**TASK TO COMPLETE:** Exactly as written, set down the lines from the top of the entries through the line bearing "import seaborn as sns", with every picture left out.

**LISTING:**
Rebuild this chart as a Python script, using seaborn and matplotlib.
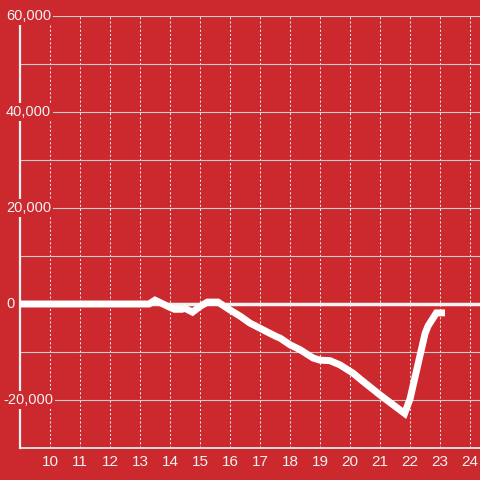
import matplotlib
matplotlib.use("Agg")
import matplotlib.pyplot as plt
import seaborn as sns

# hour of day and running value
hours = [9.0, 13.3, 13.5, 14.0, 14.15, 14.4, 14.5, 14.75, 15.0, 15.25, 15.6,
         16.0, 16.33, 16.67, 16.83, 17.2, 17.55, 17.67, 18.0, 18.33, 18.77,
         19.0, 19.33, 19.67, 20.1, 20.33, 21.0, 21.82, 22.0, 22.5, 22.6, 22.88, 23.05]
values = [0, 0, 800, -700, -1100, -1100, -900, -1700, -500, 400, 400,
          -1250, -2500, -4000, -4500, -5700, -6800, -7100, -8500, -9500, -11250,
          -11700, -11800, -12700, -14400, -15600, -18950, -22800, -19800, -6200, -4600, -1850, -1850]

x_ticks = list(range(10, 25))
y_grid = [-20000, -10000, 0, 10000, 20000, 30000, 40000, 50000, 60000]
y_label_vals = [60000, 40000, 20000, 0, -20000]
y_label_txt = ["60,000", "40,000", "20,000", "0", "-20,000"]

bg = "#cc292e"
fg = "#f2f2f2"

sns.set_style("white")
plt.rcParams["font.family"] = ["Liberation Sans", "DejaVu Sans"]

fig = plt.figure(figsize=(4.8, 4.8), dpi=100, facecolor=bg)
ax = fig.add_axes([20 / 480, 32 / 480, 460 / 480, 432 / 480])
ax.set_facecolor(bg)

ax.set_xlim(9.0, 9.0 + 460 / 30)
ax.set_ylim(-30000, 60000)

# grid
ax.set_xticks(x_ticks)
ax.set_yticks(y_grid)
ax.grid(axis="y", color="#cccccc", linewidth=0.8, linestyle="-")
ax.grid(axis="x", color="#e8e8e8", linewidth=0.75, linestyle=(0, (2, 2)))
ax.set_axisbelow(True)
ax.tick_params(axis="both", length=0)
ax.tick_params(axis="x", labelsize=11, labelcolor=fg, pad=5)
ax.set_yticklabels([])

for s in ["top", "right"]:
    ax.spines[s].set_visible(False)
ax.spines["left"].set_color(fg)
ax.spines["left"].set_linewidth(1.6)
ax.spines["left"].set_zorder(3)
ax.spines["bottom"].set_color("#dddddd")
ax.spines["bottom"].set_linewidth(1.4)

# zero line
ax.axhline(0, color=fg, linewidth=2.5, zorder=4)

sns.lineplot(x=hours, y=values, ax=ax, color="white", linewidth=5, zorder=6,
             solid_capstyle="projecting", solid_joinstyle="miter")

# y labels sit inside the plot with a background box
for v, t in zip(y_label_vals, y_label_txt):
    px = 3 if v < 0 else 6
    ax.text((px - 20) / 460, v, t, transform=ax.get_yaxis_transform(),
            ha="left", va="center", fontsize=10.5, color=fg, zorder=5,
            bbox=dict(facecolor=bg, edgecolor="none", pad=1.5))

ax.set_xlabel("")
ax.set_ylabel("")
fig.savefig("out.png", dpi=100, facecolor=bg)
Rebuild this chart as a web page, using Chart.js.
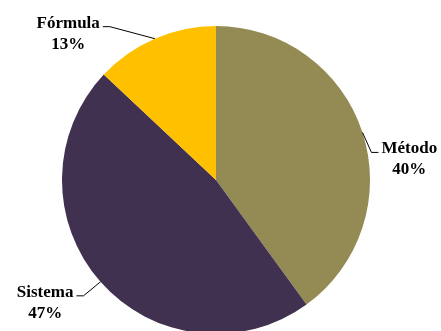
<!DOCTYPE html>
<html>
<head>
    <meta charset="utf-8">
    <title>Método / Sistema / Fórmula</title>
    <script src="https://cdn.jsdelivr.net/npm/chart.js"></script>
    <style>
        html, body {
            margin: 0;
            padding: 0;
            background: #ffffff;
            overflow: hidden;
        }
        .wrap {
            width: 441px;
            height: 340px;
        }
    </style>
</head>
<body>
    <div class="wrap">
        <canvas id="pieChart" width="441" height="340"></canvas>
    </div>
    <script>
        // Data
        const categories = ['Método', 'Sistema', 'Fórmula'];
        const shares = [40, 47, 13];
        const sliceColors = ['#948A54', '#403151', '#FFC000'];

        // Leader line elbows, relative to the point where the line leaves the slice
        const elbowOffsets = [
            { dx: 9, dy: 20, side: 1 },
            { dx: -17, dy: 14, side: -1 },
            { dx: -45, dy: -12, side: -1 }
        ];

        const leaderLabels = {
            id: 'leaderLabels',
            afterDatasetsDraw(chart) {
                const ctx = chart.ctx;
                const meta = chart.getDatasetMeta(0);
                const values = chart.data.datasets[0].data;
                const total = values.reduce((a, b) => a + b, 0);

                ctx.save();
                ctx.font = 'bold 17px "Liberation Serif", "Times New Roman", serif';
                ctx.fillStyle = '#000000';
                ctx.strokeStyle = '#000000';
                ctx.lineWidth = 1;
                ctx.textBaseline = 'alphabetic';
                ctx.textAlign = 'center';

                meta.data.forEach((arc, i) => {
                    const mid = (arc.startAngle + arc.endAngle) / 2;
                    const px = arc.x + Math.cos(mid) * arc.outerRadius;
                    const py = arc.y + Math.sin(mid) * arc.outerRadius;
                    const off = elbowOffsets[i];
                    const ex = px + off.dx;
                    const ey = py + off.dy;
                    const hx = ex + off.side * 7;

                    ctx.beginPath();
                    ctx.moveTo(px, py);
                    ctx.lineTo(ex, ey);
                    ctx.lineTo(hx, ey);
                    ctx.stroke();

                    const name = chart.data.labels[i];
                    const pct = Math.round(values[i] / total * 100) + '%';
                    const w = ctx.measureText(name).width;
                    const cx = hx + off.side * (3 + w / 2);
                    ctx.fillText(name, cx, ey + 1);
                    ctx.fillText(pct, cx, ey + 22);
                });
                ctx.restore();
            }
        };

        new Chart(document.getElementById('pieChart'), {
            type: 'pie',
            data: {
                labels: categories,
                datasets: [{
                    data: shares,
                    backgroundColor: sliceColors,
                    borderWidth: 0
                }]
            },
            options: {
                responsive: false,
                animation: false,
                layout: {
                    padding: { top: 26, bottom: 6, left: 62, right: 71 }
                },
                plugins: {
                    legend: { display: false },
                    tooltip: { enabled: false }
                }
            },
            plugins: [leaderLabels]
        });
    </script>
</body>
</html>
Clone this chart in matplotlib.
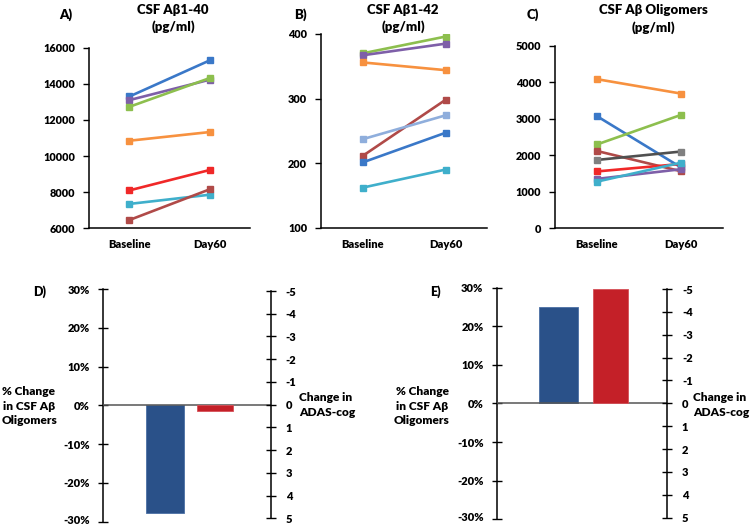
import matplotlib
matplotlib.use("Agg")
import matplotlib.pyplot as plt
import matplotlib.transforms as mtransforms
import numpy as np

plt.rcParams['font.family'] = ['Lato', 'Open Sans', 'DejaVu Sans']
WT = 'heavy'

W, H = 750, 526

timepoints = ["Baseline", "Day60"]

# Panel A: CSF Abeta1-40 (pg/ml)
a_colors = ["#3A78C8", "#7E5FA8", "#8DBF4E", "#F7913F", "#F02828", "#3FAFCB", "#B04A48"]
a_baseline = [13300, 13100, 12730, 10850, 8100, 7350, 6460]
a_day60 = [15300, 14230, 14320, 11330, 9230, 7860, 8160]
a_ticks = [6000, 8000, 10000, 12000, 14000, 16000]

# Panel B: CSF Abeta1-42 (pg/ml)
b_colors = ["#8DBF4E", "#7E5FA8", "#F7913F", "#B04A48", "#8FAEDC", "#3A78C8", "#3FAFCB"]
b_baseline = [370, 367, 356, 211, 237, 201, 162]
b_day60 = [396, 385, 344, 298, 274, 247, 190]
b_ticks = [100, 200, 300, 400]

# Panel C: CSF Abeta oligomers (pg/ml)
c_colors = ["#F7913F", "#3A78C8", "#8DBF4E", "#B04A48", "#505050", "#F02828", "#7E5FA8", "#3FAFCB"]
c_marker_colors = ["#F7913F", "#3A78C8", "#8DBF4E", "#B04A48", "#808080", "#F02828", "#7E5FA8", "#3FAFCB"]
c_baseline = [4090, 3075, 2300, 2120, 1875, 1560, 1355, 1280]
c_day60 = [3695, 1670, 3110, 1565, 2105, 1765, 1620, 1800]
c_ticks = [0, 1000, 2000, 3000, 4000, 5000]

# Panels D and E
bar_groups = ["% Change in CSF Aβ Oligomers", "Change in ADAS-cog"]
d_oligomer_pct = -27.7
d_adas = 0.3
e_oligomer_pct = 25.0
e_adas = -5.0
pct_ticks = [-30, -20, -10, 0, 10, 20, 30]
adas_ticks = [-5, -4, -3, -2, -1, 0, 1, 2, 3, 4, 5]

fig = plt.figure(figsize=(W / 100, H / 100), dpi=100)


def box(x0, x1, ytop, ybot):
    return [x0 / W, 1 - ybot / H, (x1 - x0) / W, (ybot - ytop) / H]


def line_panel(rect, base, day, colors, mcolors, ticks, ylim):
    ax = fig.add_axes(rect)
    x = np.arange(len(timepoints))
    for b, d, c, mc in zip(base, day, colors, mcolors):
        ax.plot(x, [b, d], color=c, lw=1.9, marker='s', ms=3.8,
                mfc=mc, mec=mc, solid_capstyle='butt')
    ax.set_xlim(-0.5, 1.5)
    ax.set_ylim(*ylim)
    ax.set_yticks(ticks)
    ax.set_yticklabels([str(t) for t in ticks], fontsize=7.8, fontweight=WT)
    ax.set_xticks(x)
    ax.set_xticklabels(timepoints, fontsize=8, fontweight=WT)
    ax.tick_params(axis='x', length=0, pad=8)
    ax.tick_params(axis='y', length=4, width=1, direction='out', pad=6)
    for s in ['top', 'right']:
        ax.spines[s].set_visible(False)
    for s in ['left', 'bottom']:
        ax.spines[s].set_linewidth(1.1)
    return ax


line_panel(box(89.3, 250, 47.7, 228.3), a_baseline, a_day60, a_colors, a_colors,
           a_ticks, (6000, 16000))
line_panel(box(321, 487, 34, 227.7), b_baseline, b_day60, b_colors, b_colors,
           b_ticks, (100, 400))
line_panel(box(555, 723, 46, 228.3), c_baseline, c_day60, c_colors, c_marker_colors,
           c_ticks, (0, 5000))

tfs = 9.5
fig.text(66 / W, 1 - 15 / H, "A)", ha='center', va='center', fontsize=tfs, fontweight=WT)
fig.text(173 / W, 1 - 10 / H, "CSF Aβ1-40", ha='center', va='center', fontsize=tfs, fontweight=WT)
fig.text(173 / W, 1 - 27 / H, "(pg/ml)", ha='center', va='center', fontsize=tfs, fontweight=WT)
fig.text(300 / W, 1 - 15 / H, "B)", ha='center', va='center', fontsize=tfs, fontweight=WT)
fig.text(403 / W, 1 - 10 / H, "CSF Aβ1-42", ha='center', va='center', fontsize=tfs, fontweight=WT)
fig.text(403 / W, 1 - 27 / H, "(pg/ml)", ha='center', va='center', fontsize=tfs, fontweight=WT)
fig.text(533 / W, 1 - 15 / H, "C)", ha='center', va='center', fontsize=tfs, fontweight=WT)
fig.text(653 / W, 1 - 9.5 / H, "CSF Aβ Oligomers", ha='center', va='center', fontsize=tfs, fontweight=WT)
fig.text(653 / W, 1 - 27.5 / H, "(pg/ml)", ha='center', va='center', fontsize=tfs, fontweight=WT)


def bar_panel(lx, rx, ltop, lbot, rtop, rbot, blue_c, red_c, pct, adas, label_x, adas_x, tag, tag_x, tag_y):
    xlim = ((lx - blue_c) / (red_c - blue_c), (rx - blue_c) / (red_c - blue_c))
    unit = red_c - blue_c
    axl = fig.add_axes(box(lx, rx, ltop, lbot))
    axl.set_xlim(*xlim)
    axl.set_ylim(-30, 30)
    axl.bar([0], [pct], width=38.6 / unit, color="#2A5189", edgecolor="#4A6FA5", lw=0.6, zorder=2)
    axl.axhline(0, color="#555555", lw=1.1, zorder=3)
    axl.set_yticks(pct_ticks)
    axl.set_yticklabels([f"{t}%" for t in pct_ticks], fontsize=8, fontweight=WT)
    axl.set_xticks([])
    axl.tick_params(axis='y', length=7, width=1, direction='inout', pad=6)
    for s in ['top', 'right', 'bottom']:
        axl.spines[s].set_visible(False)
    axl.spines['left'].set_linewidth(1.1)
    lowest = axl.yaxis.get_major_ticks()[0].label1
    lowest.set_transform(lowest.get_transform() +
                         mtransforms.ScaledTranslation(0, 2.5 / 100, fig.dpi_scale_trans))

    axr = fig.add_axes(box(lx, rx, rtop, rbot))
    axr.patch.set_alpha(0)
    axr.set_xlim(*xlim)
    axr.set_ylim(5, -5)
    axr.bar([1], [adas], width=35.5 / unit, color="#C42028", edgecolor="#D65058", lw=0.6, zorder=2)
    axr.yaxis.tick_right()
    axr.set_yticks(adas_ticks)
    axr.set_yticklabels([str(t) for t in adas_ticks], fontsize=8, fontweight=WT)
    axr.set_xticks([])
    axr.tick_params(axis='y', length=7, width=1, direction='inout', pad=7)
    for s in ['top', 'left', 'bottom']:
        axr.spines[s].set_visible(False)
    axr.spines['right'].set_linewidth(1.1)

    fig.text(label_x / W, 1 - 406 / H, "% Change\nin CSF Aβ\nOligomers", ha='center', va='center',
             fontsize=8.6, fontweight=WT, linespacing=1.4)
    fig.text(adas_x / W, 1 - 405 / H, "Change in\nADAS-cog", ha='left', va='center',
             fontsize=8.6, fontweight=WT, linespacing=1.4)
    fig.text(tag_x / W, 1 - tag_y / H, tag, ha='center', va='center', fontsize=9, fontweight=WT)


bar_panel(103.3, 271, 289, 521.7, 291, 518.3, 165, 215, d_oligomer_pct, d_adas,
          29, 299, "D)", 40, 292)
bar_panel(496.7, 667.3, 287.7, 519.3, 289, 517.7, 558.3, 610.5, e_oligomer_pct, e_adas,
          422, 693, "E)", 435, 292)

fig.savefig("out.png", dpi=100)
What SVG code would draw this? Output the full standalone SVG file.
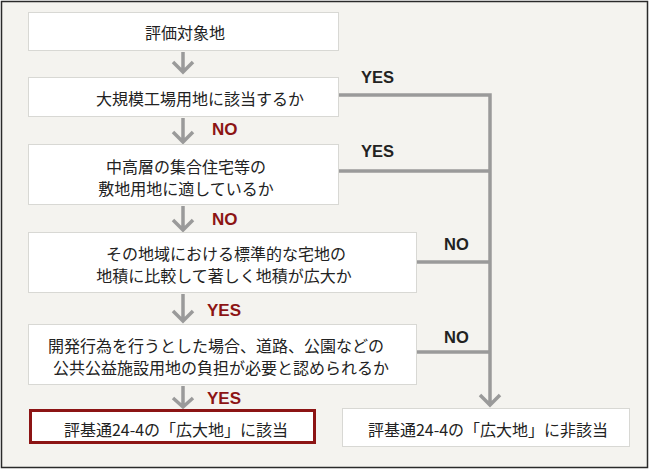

**RESULT FOR THIS EXERCISE:**
Rebuild this chart as a Python script, using seaborn and matplotlib.
import matplotlib
matplotlib.use("Agg")
import matplotlib.pyplot as plt
import seaborn as sns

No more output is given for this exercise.